First, the second sentence of the fifth paragraph states incorrectly that failure may occur only in rear impact collisions causing loads in excess of eight or nine hundred pounds. Actually, failure is more likely to occur in frontal impacts than in side or rear impacts. Failure may occur whenever the load on the belts exceeds about eight hundred pounds. Such loading can result from impacts from any angle. Frontal impacts are more likely to produce such loads because the principal restraint provided by the belts is against the relative forward motion of the child which the vehicle deceleration of a frontal impact produces. In the case of a rear impact, belt loading results from "rebound." Consequently, belt loading at a given rear impact speed will be considerably lower. Side impacts, of course, produce both direct and indirect loading.

Second, paragraph two of your draft does not quite comply with 49 CFR sections 577.4(b), 577.5, and 577.6. The first sentence of your second paragraph must read: "The Rex-Stroll-O-Chair Mfg. Co. has determined that the car seat adapter portion of Stroll-O-Chair Model 71s manufactured before (date) does not comply with Federal Motor Vehicle Safety Standard 213." Because the wording of the statement is specified precisely, we must insist that it be followed as closely as the particular facts of each case allow.

The second sentence of the paragraph appears to follow section 577.4(b) (2). However, such a determination must have some basis other than your initial compliance testing, which we understand to be the only basis for your persent statement. In our view, a section 577.4(b)(2) statement would be appropriate only if you had a firm basis for believing that some adapters are materially different from others. Passing results from your own compliance testing are not enough. Otherwise every defect notification letter would contain a section 577.4(b)(2) statement except where the manufacturer violated section 108(a)(3) of the Motor Vehicle Act, prohibiting false or misleading certification. Such cases are rare indeed compared to routine compliance test failures such as yours.

Third, the second (last) sentence of paragraph six of your draft may be misleading. We suggest adding the phrase "manufactured after (date)" after "all model # 71 car seats" to make it apparent that everyone receiving a defect notification letter has the older rivet system.
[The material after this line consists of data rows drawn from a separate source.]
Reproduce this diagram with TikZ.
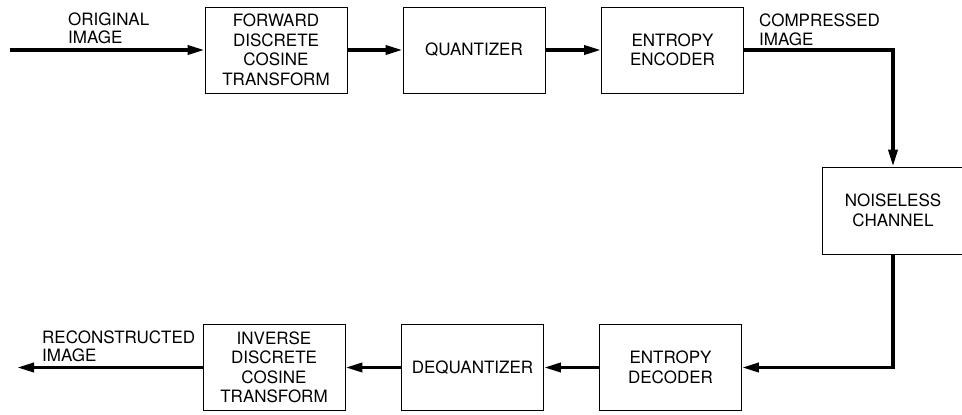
\documentclass[tikz,border=0pt]{standalone}
\usepackage{fontspec}
\setmainfont{TeX Gyre Heros}
\usetikzlibrary{arrows.meta}
\begin{document}
\begin{tikzpicture}[x=1pt,y=-1pt,
  blockbox/.style={draw=black,line width=0.8pt,minimum width=142pt,minimum height=86pt,
    align=center,inner sep=0pt,font=\fontsize{17}{19.5}\selectfont},
  flow/.style={line width=3.5pt,-{Triangle[length=17pt,width=9pt]}},
  lbl/.style={anchor=north west,align=left,inner sep=0pt,font=\fontsize{17}{18.5}\selectfont}]
\useasboundingbox (0,0) rectangle (962,415);
\node[blockbox] (fdct) at (276,50) {FORWARD\\DISCRETE\\COSINE\\TRANSFORM};
\node[blockbox] (quant) at (474,50) {QUANTIZER};
\node[blockbox] (enc) at (672.5,50) {ENTROPY\\ENCODER};
\node[blockbox,minimum height=87pt] (chan) at (893,210.5) {NOISELESS\\CHANNEL};
\node[blockbox] (dec) at (670.5,367.5) {ENTROPY\\DECODER};
\node[blockbox] (deq) at (472.5,367.5) {DEQUANTIZER};
\node[blockbox] (idct) at (274,367.5) {INVERSE\\DISCRETE\\COSINE\\TRANSFORM};
\coordinate (in) at (10,50);
\coordinate (out) at (17,367.5);
\node[lbl] (lorig) at (68,12.5) {ORIGINAL\\IMAGE};
\node[lbl] (lcomp) at (759,14) {COMPRESSED\\IMAGE};
\node[lbl] (lrec) at (42,330.5) {RECONSTRUCTED\\IMAGE};
\draw[flow] (in) -- (fdct);
\draw[flow] (fdct) -- (quant);
\draw[flow] (quant) -- (enc);
\draw[flow] (enc.east) -| (chan.north);
\draw[flow] (chan.south) |- (dec.east);
\draw[flow] (dec) -- (deq);
\draw[flow] (deq) -- (idct);
\draw[flow] (idct) -- (out);
\end{tikzpicture}
\end{document}
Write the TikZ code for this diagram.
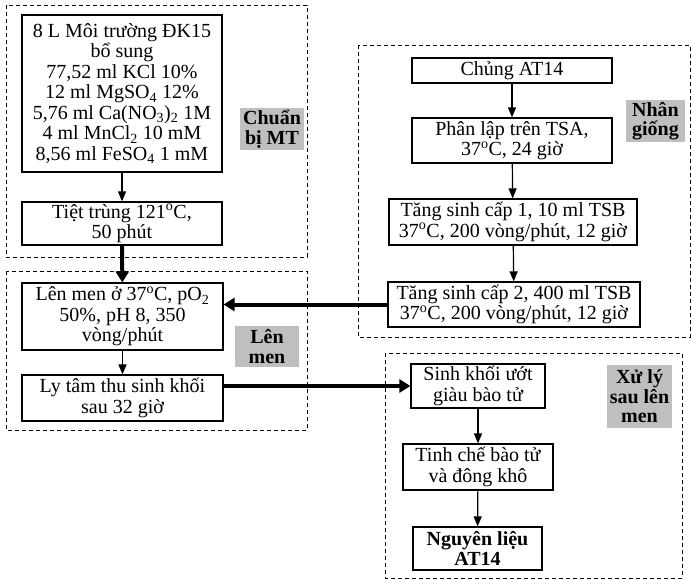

Fourth, although the injuries which could occur in the event of adapter failure are many, and are readily apparent, section 577.4(d)(2) requires a general statement of the types of possible injury. One sentence which mentioned impact injuries from contact with the dashboard and other parts of the vehicle interior and which also noted the likelihood of ejection from the vehicle would suffice if placed at the end of paragraph five of your draft.

Fifth, you should probably include a reminder or suggestion that the customer have his small child use adult safety belts during the time he does not have the adapter. Even small children who should ride in approved car seats are better off belted than unbelted. Such a warning could be included in your final paragraph. We consider it a precautionary statement under section 577.4(c)(4).

Finally, section 577.4(e)(1) requires an estimate of the time reasonably necessary to perform the labor to correct each noncompliance. Because you propose to have each adapter sent to your factory, either directly or through a dealer, it might also be helpful to estimate the total length of time the customer is likely to be without the seat adapter.

We have but two minor suggestions for the press release. First, your initial sentence should specify that the applicable Federal motor vehicle safety standard is 213. Second, you should include the date on which you made your production method change. This is especially important because the designation "model # 71" encompasses both complying and noncomplying seats. Our consumer information staff is now drafting our own complementary press release. We will contact you about a joint issuance date.

We have no objection to your distributor notification letter.